Pour l'instant, ce roman est celui que j'ai préféré de la série. On y retrouve le savoir-faire de Lehane pour écrire un héros narrateur (tout est présenté en vue subjective, en temps que lecteurs, nous ne voyons de l'histoire racontée que ce qu'en voit ou apprend Patrick Kenzie) qui tout en marquant le livre de ses ressentis et émotions parvient à donner une vraie épaisseur aux autres personnages. Et même s'il pare son héroïne, Angie Gennaro, de presque toutes les qualités, il faut reconnaître qu'un des points forts de l'auteur est de mettre en scène des relations très fortes entre ses personnages masculins; empreintes de violence, d'adrénaline, d'alcool aussi, mais également d'empathie et même parfois d'une certaine tendresse.

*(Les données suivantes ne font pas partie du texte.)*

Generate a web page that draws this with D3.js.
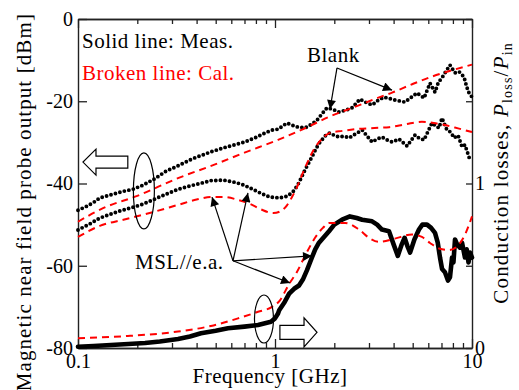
<!DOCTYPE html>
<html><head><meta charset="utf-8">
<script src="https://cdn.jsdelivr.net/npm/d3@7"></script>
<style>
html,body{margin:0;padding:0;background:#fff;}
text{font-family:"Liberation Serif","Times New Roman",serif;}
</style></head>
<body><svg id="c" width="519" height="390"></svg>
<script>
// ---- data (frequency GHz, value) ----
const blankMeas = [[0.1,-46.5],[0.11,-45.6],[0.12,-44.6],[0.129,-43.5],[0.15,-42.6],[0.17,-41.9],[0.19,-41.4],[0.214,-40.4],[0.246,-38.8],[0.28,-37.0],[0.322,-35.7],[0.38,-34.0],[0.473,-32.3],[0.56,-31.2],[0.704,-29.9],[0.8,-28.8],[0.9,-27.6],[0.966,-27.0],[1.036,-26.8],[1.15,-25.3],[1.28,-26.2],[1.42,-26.5],[1.53,-25.6],[1.634,-24.6],[1.75,-22.8],[1.836,-21.6],[1.95,-21.9],[2.11,-22.6],[2.28,-22.2],[2.46,-21.6],[2.70,-19.5],[2.9,-20.3],[3.11,-20.9],[3.33,-19.8],[3.575,-19.0],[4.06,-19.7],[4.57,-20.2],[4.9,-19.1],[5.26,-18.0],[5.71,-19.2],[6.12,-15.6],[6.49,-17.8],[6.75,-15.4],[7.04,-14.3],[7.4,-12.6],[7.73,-11.2],[8.2,-13.1],[8.6,-12.8],[9.11,-14.1],[9.4,-16.5],[9.66,-18.0],[10,-19.0]];
const mslMeas = [[0.1,-51.3],[0.115,-49.8],[0.129,-48.4],[0.16,-46.8],[0.19,-45.8],[0.214,-45.0],[0.25,-43.6],[0.29,-42.3],[0.322,-41.4],[0.37,-40.6],[0.416,-40.0],[0.473,-39.3],[0.55,-39.2],[0.612,-39.6],[0.68,-40.2],[0.747,-41.1],[0.85,-42.4],[0.943,-43.3],[1.06,-43.5],[1.15,-43.1],[1.23,-42.1],[1.3,-40.5],[1.36,-38.6],[1.42,-36.7],[1.49,-34.8],[1.56,-33.0],[1.62,-31.4],[1.69,-30.0],[1.8,-28.4],[1.9,-27.7],[2.0,-28.3],[2.11,-28.7],[2.25,-28.5],[2.38,-28.9],[2.55,-28.0],[2.77,-27.0],[2.95,-28.6],[3.11,-29.9],[3.3,-29.2],[3.49,-28.7],[3.7,-29.4],[3.93,-29.9],[4.26,-29.2],[4.68,-30.9],[5.14,-28.2],[5.4,-29.0],[5.71,-29.4],[6.26,-25.3],[6.8,-26.5],[7.04,-24.1],[7.46,-27.0],[7.8,-27.5],[8.11,-28.9],[8.5,-28.3],[8.9,-31.1],[9.21,-30.6],[9.77,-34.3]];
const blankCal = [[0.1,-49.3],[0.134,-46.0],[0.2,-43.0],[0.322,-38.7],[0.5,-35.3],[0.7,-32.5],[1.036,-29.4],[1.4,-26.7],[1.88,-23.8],[2.6,-21.2],[3.4,-19.0],[3.93,-17.9],[5.0,-15.8],[6.26,-14.0],[8.0,-12.4],[10,-11.1]];
const mslCal = [[0.1,-53.0],[0.129,-50.3],[0.17,-48.8],[0.214,-47.6],[0.322,-45.2],[0.4,-43.9],[0.47,-43.3],[0.55,-43.3],[0.65,-44.0],[0.75,-45.0],[0.85,-46.3],[0.98,-47.2],[1.08,-46.6],[1.15,-45.3],[1.22,-43.3],[1.29,-41.0],[1.38,-37.6],[1.49,-34.0],[1.58,-31.6],[1.67,-30.0],[1.78,-28.6],[1.9,-27.7],[2.2,-27.2],[2.55,-26.8],[3.2,-26.5],[3.8,-26.3],[4.6,-25.6],[5.57,-25.0],[6.4,-25.3],[7.3,-25.8],[8.5,-26.6],[10,-27.5]];
const lossMeas = [[0.1,0.008],[0.12,0.012],[0.147,0.018],[0.18,0.024],[0.219,0.03],[0.26,0.04],[0.322,0.055],[0.37,0.07],[0.421,0.09],[0.5,0.105],[0.577,0.12],[0.7,0.13],[0.82,0.14],[0.954,0.16],[1.0,0.18],[1.036,0.21],[1.05,0.23],[1.12,0.28],[1.18,0.33],[1.25,0.36],[1.324,0.38],[1.39,0.42],[1.45,0.47],[1.54,0.55],[1.6,0.6],[1.672,0.64],[1.88,0.71],[2.0,0.75],[2.19,0.78],[2.4,0.80],[2.6,0.79],[2.77,0.78],[3.11,0.77],[3.3,0.75],[3.49,0.72],[3.79,0.71],[4.0,0.63],[4.2,0.56],[4.4,0.63],[4.55,0.67],[4.7,0.62],[4.85,0.58],[5.1,0.66],[5.38,0.72],[5.6,0.75],[5.91,0.75],[6.2,0.73],[6.49,0.70],[6.7,0.64],[6.88,0.55],[7.05,0.48],[7.29,0.46],[7.55,0.41],[7.73,0.43],[7.92,0.55],[8.05,0.52],[8.2,0.66],[8.4,0.63],[8.69,0.61],[8.9,0.64],[9.21,0.55],[9.4,0.6],[9.6,0.52],[9.77,0.58],[10,0.55]];
const lossCal = [[0.1,0.06],[0.179,0.073],[0.322,0.10],[0.473,0.134],[0.649,0.18],[0.82,0.22],[0.966,0.25],[1.06,0.29],[1.18,0.39],[1.29,0.46],[1.42,0.56],[1.597,0.67],[1.75,0.73],[1.88,0.76],[2.27,0.76],[2.67,0.72],[3.0,0.67],[3.37,0.645],[4.06,0.665],[4.96,0.69],[5.57,0.675],[6.1,0.64],[6.8,0.605],[7.64,0.595],[8.59,0.63],[9.3,0.7],[10,0.8]];
const xMajor = [0.1, 1, 10];
const xMinor = [0.2,0.3,0.4,0.5,0.6,0.7,0.8,0.9,2,3,4,5,6,7,8,9];
const yLeftTicks = [0,-20,-40,-60,-80];
const yRightTicks = [0,0.5,1,1.5,2];
const yRightLabels = [0,1];

const svg = d3.select("#c");
svg.append("rect").attr("width",519).attr("height",390).attr("fill","#fff");
const L=78,R=472,T=19,B=348;
const x = d3.scaleLog().domain([0.1,10]).range([L,R]);
const yL = d3.scaleLinear().domain([-80,0]).range([B,T]);
const yR = d3.scaleLinear().domain([0,2]).range([B,T]);
const FONT = "Liberation Serif";
const FS = 21, TFS = 20, LS = 0.5;

function styleAxis(g){
  g.select(".domain").attr("stroke","#222").attr("stroke-width",1.4);
  g.selectAll(".tick line").attr("stroke","#222").attr("stroke-width",1.3);
  g.selectAll("text").attr("font-family",FONT).attr("font-size",TFS).attr("fill","#000");
}
// bottom
svg.append("g").attr("transform",`translate(0,${B})`)
  .call(d3.axisBottom(x).tickValues(xMinor).tickSizeInner(-5).tickSizeOuter(0).tickFormat(""))
  .call(styleAxis);
svg.append("g").attr("transform",`translate(0,${B})`)
  .call(d3.axisBottom(x).tickValues(xMajor).tickSizeInner(-9).tickSizeOuter(0).tickPadding(6).tickFormat(d=>String(d)))
  .call(styleAxis);
// top
svg.append("g").attr("transform",`translate(0,${T})`)
  .call(d3.axisTop(x).tickValues(xMinor).tickSizeInner(-5).tickSizeOuter(0).tickFormat(""))
  .call(styleAxis);
svg.append("g").attr("transform",`translate(0,${T})`)
  .call(d3.axisTop(x).tickValues(xMajor).tickSizeInner(-9).tickSizeOuter(0).tickFormat(""))
  .call(styleAxis);
// left
svg.append("g").attr("transform",`translate(${L},0)`)
  .call(d3.axisLeft(yL).tickValues(yLeftTicks).tickSizeInner(-9).tickSizeOuter(0).tickPadding(5).tickFormat(d=>String(d)))
  .call(styleAxis);
// right
svg.append("g").attr("transform",`translate(${R},0)`)
  .call(d3.axisRight(yR).tickValues(yRightTicks).tickSizeInner(-6).tickSizeOuter(0).tickPadding(3).tickFormat(d=>yRightLabels.includes(d)?String(d):""))
  .call(styleAxis);

// lines
const lineL = d3.line().x(d=>x(d[0])).y(d=>yL(d[1]));
const lineR = d3.line().x(d=>x(d[0])).y(d=>yR(d[1]));
const smoothL = d3.line().x(d=>x(d[0])).y(d=>yL(d[1])).curve(d3.curveMonotoneX);
const smoothR = d3.line().x(d=>x(d[0])).y(d=>yR(d[1])).curve(d3.curveMonotoneX);

function meas(data, gen){
  svg.append("path").attr("d",gen(data)).attr("fill","none").attr("stroke","#000")
    .attr("stroke-width",3.9).attr("stroke-linecap","round").attr("stroke-linejoin","round")
    .attr("stroke-dasharray","0 4.6");
}
function cal(data, gen){
  svg.append("path").attr("d",gen(data)).attr("fill","none").attr("stroke","#ff0000")
    .attr("stroke-width",2).attr("stroke-dasharray","7 5");
}
meas(blankMeas,lineL);
meas(mslMeas,lineL);
svg.append("path").attr("d",lineR(lossMeas)).attr("fill","none").attr("stroke","#000")
  .attr("stroke-width",4.6).attr("stroke-linejoin","round").attr("stroke-linecap","round");
cal(blankCal,smoothL);
cal(mslCal,smoothL);
cal(lossCal,smoothR);

function txt(xp,yp,s,color){
  return svg.append("text").attr("x",xp).attr("y",yp).attr("font-family",FONT).attr("font-size",FS)
    .attr("letter-spacing",LS).attr("fill",color||"#000").text(s);
}
// legend texts
txt(82,48,"Solid line: Meas.");
txt(82,80,"Broken line: Cal.","#ff0000");

// annotation arrows (data coordinates)
const defs = svg.append("defs");
defs.append("marker").attr("id","ah").attr("viewBox","0 0 10 10").attr("refX",10).attr("refY",5)
  .attr("markerWidth",12).attr("markerHeight",9).attr("markerUnits","userSpaceOnUse").attr("orient","auto")
  .append("path").attr("d","M0,0 L10,5 L0,10 z").attr("fill","#000");

const blankLabel = {f:1.454, v:-10.5, text:"Blank"};
const blankFrom = [2.064,-11.9];
const blankTips = [[1.902,-21.9],[3.926,-17.3]];
const mslLabel = {f:0.1947, v:-60.8, text:"MSL//e.a."};
const mslFrom = [0.612,-58.8];
const mslTips = [[0.479,-43.3],[0.729,-42.3],[1.541,-57.6],[1.192,-64.2]];

txt(x(blankLabel.f),yL(blankLabel.v),blankLabel.text);
txt(x(mslLabel.f),yL(mslLabel.v),mslLabel.text);
function arrows(from, tips){
  tips.forEach(t=>{
    svg.append("line").attr("x1",x(from[0])).attr("y1",yL(from[1])).attr("x2",x(t[0])).attr("y2",yL(t[1]))
      .attr("stroke","#000").attr("stroke-width",1.2).attr("marker-end","url(#ah)");
  });
}
arrows(blankFrom, blankTips);
arrows(mslFrom, mslTips);

// ellipses
const ellipses = [{f:0.216, v:-41.8, rx:10.5, ry:38},{f:0.879, v:-72.95, rx:9.5, ry:24}];
ellipses.forEach(e=>{
  svg.append("ellipse").attr("cx",x(e.f)).attr("cy",yL(e.v)).attr("rx",e.rx).attr("ry",e.ry)
    .attr("fill","none").attr("stroke","#000").attr("stroke-width",1.2);
});

// block arrows
function blockArrow(fTail,fBase,fTip,v,hh,sh){
  const xt=x(fTail), xb=x(fBase), xp=x(fTip), y=yL(v);
  const pts=[[xt,y-sh],[xb,y-sh],[xb,y-hh],[xp,y],[xb,y+hh],[xb,y+sh],[xt,y+sh]];
  svg.append("polygon").attr("points",pts.map(p=>p.join(",")).join(" "))
    .attr("fill","#fff").attr("stroke","#000").attr("stroke-width",1.2);
}
blockArrow(0.179,0.1234,0.106,-34.8,13,6);
blockArrow(1.059,1.404,1.634,-76.2,14.5,7);

// axis titles
svg.append("text").attr("transform","translate(31,13) rotate(-90)").attr("text-anchor","end")
  .attr("font-family",FONT).attr("font-size",FS).attr("letter-spacing",1.1).text("Magnetic near field probe output [dBm]");
const rt = svg.append("text").attr("transform","translate(508,42) rotate(-90)").attr("text-anchor","end")
  .attr("font-family",FONT).attr("font-size",FS).attr("letter-spacing",1.2);
rt.append("tspan").text("Conduction losses, ");
rt.append("tspan").attr("font-style","italic").text("P");
rt.append("tspan").attr("font-size",14).attr("dy",4).text("loss");
rt.append("tspan").attr("dy",-4).text("/");
rt.append("tspan").attr("font-style","italic").text("P");
rt.append("tspan").attr("font-size",14).attr("dy",4).text("in");
svg.append("text").attr("x",270).attr("y",383).attr("text-anchor","middle").attr("font-family",FONT)
  .attr("font-size",FS).attr("letter-spacing",LS).text("Frequency [GHz]");
</script></body></html>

Lehane est également habile pour trousser une enquête policière romanesque, alternant les phases un peu fastidieuses qu'il sait rendre intéressantes par la peinture sociale qui les accompagne et les moments haletants où on ne peut lâcher le bouquin. Il arrive assez bien à amener les retournements de situation même si, à force de le lire, on le voit venir. Il a aussi un goût qui peut être discutable pour dresser des portraits d'humains totalement dégénérés, profondément repoussants, qu'il prend manifestement plaisir à exécuter systématiquement. Mais il a, dans ce roman particulièrement, la capacité d'écrire des salauds attachants, des "méchants" qu'on pourrait aimer ou des "victimes" pathétiques, voire antipathiques.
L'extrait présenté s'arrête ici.